Her first difficulty was with Peter himself. She could not offer terms of peace to the Turks until Peter gave her leave, and promised to fulfil whatever bargain she might make with them. She managed this part of the matter, and then set to work at the greater task of dealing with the Turks.

She knew that the Turkish army was under the command of the Grand Vizier, and she knew something of the ways of Grand Viziers. It was not worth while to send any kind of messenger to a Turkish commander without sending him also a bribe in the shape of a present, and Catherine was sure that the bribe must be a very large one to buy the peace she wanted. But where was she to get the present? There was no money in Peter’s army-chest, and no way of getting any from Russia. Catherine was not discouraged by that fact. She first got together all her own jewels, and then went to all the officers’ wives and asked each of them for whatever she had that was valuable–money, jewels, and plate. She gave each of them a receipt for what she took, and promised to pay them the value of their goods when she should get back to Moscow. She went in this way throughout the camp, and got together all the money, all the jewelry, and all the silver plate that were to be found in the army. No one person had much, of course; but when the things were collected together, they made a very rich present, or bribe, for the Grand Vizier.

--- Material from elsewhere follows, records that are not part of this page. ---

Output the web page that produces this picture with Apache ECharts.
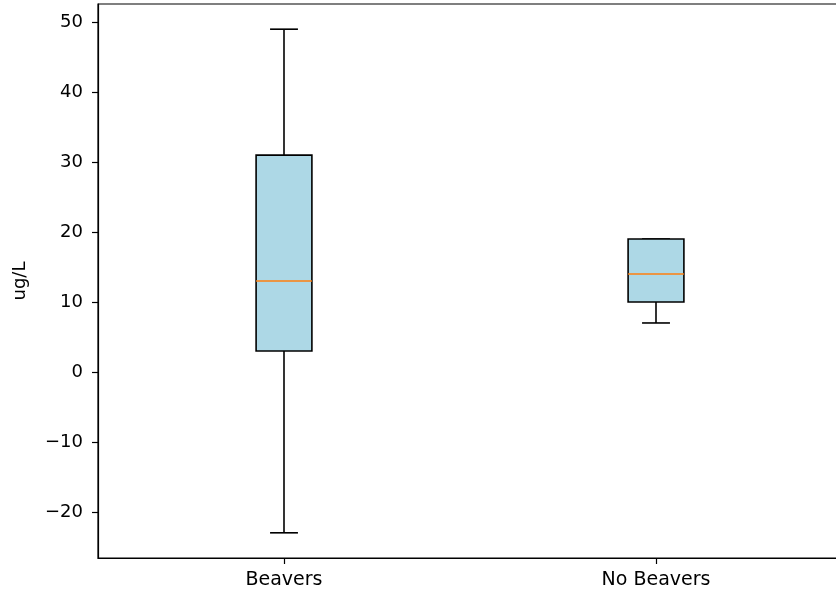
<!DOCTYPE html>
<html>
<head>
<meta charset="utf-8">
<script src="https://cdn.jsdelivr.net/npm/echarts@6/dist/echarts.min.js"></script>
<style>
  html, body { margin: 0; padding: 0; background: #fff; }
  #chart { width: 836px; height: 592px; }
</style>
</head>
<body>
<div id="chart"></div>
<script>
// Groups on the x axis
const categories = ['Beavers', 'No Beavers'];
// Five-number summaries per group: [lower whisker, Q1, median, Q3, upper whisker]
const beaversStats = [-23, 3, 13, 31, 49];
const noBeaversStats = [7, 10, 14, 19, 19];
// Y axis tick values
const yTicks = [-20, -10, 0, 10, 20, 30, 40, 50];
const yLimits = [-26.6, 52.6];

const summaries = [beaversStats, noBeaversStats];
const seriesData = summaries.map((s, i) => [i].concat(s));

const FONT = 'DejaVu Sans';
const BOX_FRAC = 0.15;   // box width as a share of category spacing
const CAP_FRAC = 0.5;    // cap width relative to box width
const LW = 1.6;

function renderBox(params, api) {
  const x = api.value(0);
  const lo = api.coord([x, api.value(1)]);
  const q1 = api.coord([x, api.value(2)]);
  const md = api.coord([x, api.value(3)]);
  const q3 = api.coord([x, api.value(4)]);
  const hi = api.coord([x, api.value(5)]);
  const band = api.size([1, 0])[0];
  const hw = band * BOX_FRAC / 2;
  const cw = hw * CAP_FRAC;
  const cx = lo[0];
  const line = (x1, y1, x2, y2, color) => ({
    type: 'line',
    shape: { x1, y1, x2, y2 },
    style: { stroke: color || '#000', lineWidth: LW }
  });
  return {
    type: 'group',
    children: [
      line(cx, q1[1], cx, lo[1]),
      line(cx, q3[1], cx, hi[1]),
      line(cx - cw, lo[1], cx + cw, lo[1]),
      line(cx - cw, hi[1], cx + cw, hi[1]),
      {
        type: 'rect',
        shape: { x: cx - hw, y: q3[1], width: hw * 2, height: q1[1] - q3[1] },
        style: { fill: '#add8e6', stroke: '#000', lineWidth: LW }
      },
      line(cx - hw, md[1], cx + hw, md[1], '#ff7f0e')
    ]
  };
}

const chart = echarts.init(document.getElementById('chart'), null, { renderer: 'canvas' });
chart.setOption({
  animation: false,
  backgroundColor: '#fff',
  grid: {
    left: 98, top: 4, width: 744, height: 554,
    outerBoundsMode: 'none',
    containLabel: false,
    show: true, borderColor: '#000', borderWidth: 1.2, backgroundColor: 'transparent'
  },
  xAxis: {
    type: 'category',
    data: categories,
    boundaryGap: true,
    axisLine: { show: true, onZero: false, lineStyle: { color: '#000', width: 1.2 } },
    axisTick: { show: true, alignWithLabel: true, length: 6, lineStyle: { color: '#000', width: 1.2 } },
    axisLabel: { color: '#000', fontFamily: FONT, fontSize: 19, margin: 13 },
    splitLine: { show: false }
  },
  yAxis: {
    type: 'value',
    min: yLimits[0],
    max: yLimits[1],
    name: 'ug/L',
    nameLocation: 'middle',
    nameRotate: 90,
    nameGap: 69,
    nameTextStyle: { color: '#000', fontFamily: FONT, fontSize: 18 },
    axisLine: { show: true, onZero: false, lineStyle: { color: '#000', width: 1.2 } },
    axisTick: { show: true, length: 6, customValues: yTicks, lineStyle: { color: '#000', width: 1.2 } },
    axisLabel: {
      color: '#000', fontFamily: FONT, fontSize: 18, margin: 15,
      customValues: yTicks,
      formatter: v => String(v).replace('-', '\u2212')
    },
    splitLine: { show: false }
  },
  series: [{
    type: 'custom',
    renderItem: renderBox,
    data: seriesData,
    encode: { x: 0, y: [1, 2, 3, 4, 5] },
    clip: false
  }]
});
</script>
</body>
</html>
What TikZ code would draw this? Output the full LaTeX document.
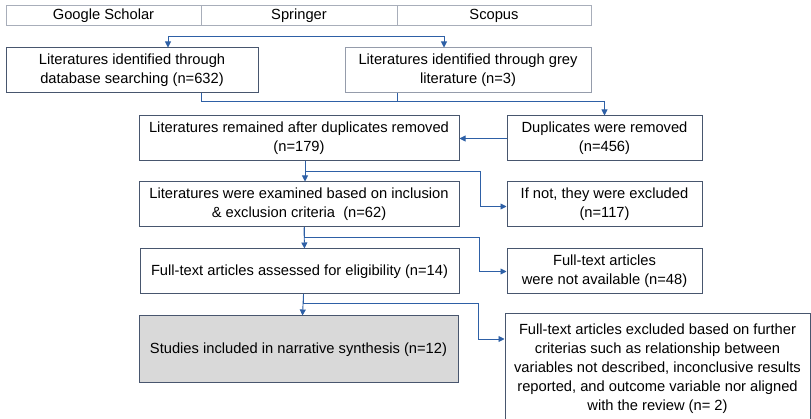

With this for a beginning, Catherine soon convinced the Turkish commander that it was better to make peace with Russia than to run the risk of having to fight the great armies that were already marching towards Turkey. After some bargaining she secured a treaty which allowed Peter to go back to Russia in safety, and thus she saved the czar and the empire. A few years later Peter crowned her as Empress of Russia, and when he died he named her as the fittest person to be his successor on the throne.

Thus the peasant girl of Livonia, who was made a captive in war and a servant, rose by her genius and courage to be the sole ruler of a great empire–the first woman who ever reigned over Russia. It is a strange but true story.